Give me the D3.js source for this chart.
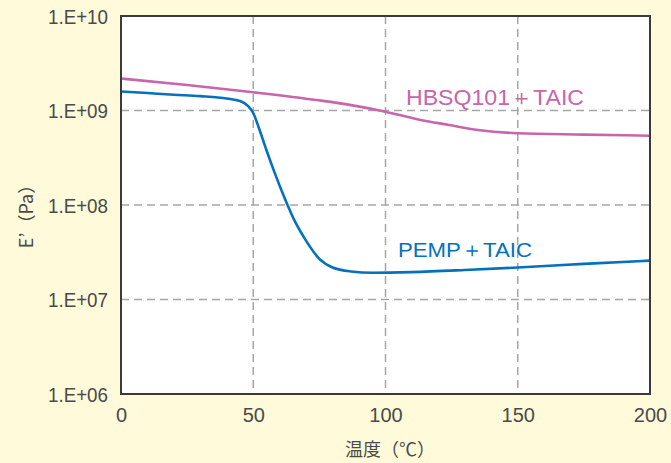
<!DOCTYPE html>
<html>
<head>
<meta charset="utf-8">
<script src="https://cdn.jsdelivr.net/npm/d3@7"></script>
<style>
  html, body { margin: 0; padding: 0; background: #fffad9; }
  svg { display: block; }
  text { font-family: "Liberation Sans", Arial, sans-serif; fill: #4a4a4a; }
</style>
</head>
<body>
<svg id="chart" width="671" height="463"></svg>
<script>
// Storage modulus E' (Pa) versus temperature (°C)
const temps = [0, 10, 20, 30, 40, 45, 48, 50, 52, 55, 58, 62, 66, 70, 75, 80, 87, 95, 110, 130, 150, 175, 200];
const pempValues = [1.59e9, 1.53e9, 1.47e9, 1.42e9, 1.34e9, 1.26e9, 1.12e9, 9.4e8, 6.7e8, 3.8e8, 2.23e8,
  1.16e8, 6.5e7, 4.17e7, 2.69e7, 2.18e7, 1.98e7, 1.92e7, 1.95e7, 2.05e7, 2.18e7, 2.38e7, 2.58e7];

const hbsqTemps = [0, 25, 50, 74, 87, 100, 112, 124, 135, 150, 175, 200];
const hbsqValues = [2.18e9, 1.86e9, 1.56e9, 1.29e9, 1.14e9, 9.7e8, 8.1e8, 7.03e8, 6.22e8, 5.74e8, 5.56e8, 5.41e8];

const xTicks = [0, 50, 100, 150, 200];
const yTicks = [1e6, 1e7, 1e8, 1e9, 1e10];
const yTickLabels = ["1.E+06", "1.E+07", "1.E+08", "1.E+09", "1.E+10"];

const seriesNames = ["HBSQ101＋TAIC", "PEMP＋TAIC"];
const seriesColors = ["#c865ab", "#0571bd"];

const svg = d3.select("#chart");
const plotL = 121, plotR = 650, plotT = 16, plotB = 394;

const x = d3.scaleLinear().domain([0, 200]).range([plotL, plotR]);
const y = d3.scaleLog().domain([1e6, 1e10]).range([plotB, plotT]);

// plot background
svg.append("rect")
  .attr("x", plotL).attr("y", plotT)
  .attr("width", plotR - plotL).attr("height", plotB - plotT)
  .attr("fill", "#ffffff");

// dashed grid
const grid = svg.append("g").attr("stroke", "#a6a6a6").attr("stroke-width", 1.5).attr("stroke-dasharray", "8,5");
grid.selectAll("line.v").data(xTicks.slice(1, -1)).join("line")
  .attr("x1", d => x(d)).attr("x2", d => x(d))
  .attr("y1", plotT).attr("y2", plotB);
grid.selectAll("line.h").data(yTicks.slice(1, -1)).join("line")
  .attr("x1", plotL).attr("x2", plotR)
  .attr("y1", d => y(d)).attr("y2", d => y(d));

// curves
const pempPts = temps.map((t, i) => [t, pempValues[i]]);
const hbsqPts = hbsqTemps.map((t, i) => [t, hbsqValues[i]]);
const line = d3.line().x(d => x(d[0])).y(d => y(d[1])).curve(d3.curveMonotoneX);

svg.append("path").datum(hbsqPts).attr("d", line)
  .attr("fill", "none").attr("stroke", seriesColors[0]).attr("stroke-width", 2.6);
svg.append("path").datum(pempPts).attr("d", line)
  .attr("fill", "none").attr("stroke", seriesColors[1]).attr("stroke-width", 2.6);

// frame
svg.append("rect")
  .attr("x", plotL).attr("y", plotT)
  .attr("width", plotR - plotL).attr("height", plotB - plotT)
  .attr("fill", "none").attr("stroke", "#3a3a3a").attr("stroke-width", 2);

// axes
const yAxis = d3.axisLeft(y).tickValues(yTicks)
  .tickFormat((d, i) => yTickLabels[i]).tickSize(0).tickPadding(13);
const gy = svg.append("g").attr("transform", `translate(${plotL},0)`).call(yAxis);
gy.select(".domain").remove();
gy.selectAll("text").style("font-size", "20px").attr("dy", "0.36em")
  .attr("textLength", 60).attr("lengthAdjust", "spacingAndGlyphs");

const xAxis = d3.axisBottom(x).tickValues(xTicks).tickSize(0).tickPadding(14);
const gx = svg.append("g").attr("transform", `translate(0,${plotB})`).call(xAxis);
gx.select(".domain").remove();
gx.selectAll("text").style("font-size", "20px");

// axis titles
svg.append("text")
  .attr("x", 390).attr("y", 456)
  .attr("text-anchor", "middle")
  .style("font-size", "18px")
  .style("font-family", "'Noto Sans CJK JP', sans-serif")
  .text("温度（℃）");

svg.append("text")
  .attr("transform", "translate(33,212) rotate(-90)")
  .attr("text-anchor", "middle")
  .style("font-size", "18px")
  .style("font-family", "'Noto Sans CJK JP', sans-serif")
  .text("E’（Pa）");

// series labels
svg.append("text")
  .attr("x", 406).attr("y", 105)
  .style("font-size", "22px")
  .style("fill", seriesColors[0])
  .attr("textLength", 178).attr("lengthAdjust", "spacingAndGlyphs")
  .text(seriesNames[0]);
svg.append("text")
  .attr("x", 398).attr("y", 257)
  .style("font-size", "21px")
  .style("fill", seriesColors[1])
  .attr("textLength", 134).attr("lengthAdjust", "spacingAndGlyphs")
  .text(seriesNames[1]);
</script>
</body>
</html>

...

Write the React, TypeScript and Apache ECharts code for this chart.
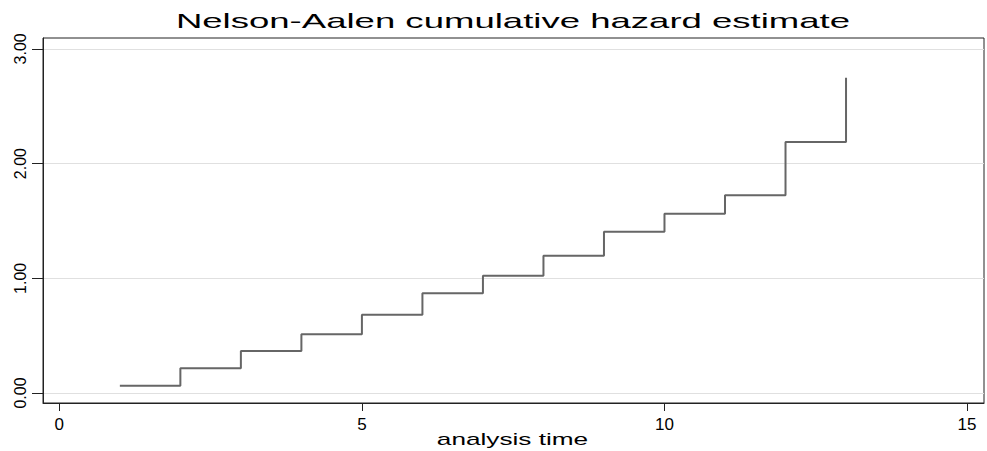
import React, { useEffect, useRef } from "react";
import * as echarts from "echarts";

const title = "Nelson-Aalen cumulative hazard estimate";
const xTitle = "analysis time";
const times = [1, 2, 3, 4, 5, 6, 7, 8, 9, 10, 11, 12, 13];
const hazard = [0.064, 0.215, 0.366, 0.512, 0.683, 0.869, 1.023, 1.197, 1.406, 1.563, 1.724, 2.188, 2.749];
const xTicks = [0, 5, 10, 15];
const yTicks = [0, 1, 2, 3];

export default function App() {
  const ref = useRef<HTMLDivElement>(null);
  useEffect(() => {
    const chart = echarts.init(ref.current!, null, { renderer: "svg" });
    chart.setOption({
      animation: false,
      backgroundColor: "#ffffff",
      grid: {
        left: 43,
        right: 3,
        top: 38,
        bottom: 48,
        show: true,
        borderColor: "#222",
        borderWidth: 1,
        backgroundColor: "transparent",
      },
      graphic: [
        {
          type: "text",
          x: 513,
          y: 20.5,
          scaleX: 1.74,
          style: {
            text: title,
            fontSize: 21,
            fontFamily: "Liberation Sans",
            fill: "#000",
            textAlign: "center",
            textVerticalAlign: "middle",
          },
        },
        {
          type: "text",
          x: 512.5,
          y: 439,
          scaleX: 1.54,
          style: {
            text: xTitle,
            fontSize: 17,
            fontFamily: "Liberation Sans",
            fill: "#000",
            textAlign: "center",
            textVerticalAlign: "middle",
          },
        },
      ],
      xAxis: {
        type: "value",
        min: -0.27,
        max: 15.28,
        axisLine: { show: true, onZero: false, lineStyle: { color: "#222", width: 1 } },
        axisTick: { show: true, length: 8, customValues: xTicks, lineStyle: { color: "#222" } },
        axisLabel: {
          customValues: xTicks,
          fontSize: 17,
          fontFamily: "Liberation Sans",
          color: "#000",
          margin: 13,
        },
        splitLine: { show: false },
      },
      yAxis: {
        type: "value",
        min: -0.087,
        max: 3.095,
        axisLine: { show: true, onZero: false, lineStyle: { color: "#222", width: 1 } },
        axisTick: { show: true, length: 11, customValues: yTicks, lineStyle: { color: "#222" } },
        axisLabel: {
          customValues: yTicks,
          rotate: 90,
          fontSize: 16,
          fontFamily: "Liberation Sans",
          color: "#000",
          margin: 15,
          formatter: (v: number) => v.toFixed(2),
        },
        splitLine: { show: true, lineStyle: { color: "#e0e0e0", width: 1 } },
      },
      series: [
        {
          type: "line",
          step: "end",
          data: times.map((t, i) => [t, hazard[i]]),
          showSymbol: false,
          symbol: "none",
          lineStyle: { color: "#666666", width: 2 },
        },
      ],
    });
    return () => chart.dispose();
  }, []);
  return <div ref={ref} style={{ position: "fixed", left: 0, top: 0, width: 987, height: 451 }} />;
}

GOAL ::
Above are records; repeat only the lines from the line with "Write the React, TypeScript" through the line with "const yTicks = [0, 1, 2, 3];", and leave pictures out.

ANSWER FOR THE TASK ::
Write the React, TypeScript and Apache ECharts code for this chart.
import React, { useEffect, useRef } from "react";
import * as echarts from "echarts";

const title = "Nelson-Aalen cumulative hazard estimate";
const xTitle = "analysis time";
const times = [1, 2, 3, 4, 5, 6, 7, 8, 9, 10, 11, 12, 13];
const hazard = [0.064, 0.215, 0.366, 0.512, 0.683, 0.869, 1.023, 1.197, 1.406, 1.563, 1.724, 2.188, 2.749];
const xTicks = [0, 5, 10, 15];
const yTicks = [0, 1, 2, 3];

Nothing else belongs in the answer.